Red Lime is a sativa-dominant cultivar cooked up by Hyp3rids, a micro-breeder that treats lineage like the Colonel’s 11 herbs and spices. They’ll tease you with “lime terps” and “red hairs” but clam up tighter than a dispensary security door when you ask for the parents. The result: a medium-tall plant that stretches like it’s doing yoga in zero-G and buds that look like neon chili peppers dipped in lime juice.

Effects: Chatty Kathy in Flower Form

Expect a 15-25% THC rocket that lands somewhere between TED Talk and karaoke night. First wave is cerebral espresso—ideas firing faster than your group chat. Second wave is social helium; you’ll think you’re charming even while explaining crypto to the dog. Zero couch-lock, 100% “who wants to start a podcast?” energy. Novices beware: overdo it and you’ll be the friend alphabetizing the spice rack at 2 a.m.

Flavor & Aroma: Like a Grocery Store Citrus Fight

Crack the jar and get smacked with a wall of lime zest, lemon peel, and just enough peppery caryophyllene to keep it from smelling like cleaning solution. Limonene dominates (obviously), backed by myrcene to keep the edge off. On the exhale, it’s basically a key-lime pie arguing with a grapefruit—sweet, sour, and slightly smug.

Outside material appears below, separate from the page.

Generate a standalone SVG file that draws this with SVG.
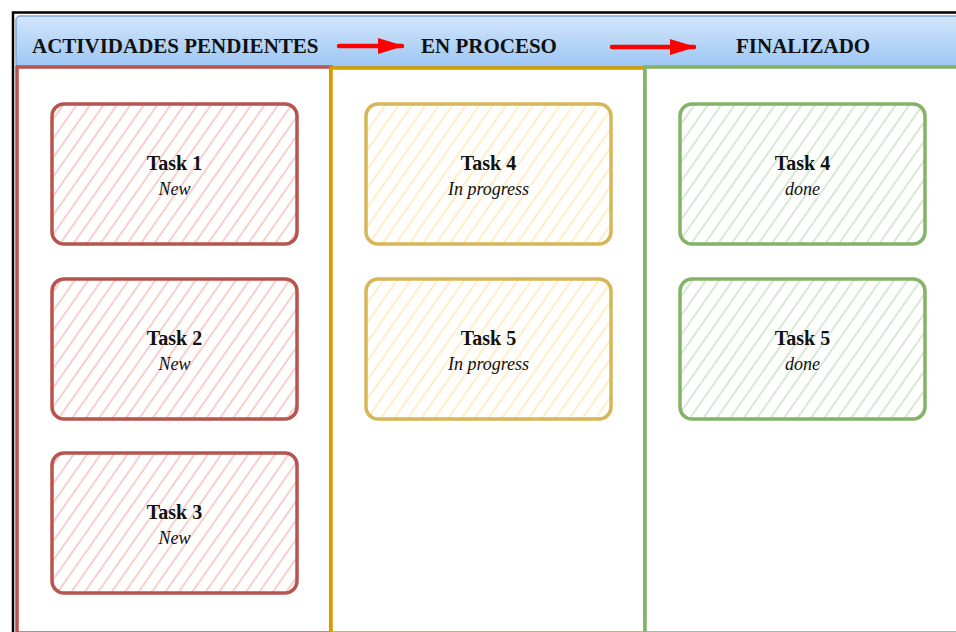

Growing: Stretch Armstrong in a Tent

Red Lime doesn’t grow; it auditions for Cirque du Soleil. Expect 80-150% stretch after flip, so SCROG early or buy a taller tent. She likes moderate PPFD, moderate N, and absolutely hates humidity—think aerobics instructor, not swamp thing. Finish in 9-10 weeks, and if you drop night temps the last two weeks she’ll reward you with Instagram-ready crimson pistils and terps so loud the neighbors think you’re running a lime farm.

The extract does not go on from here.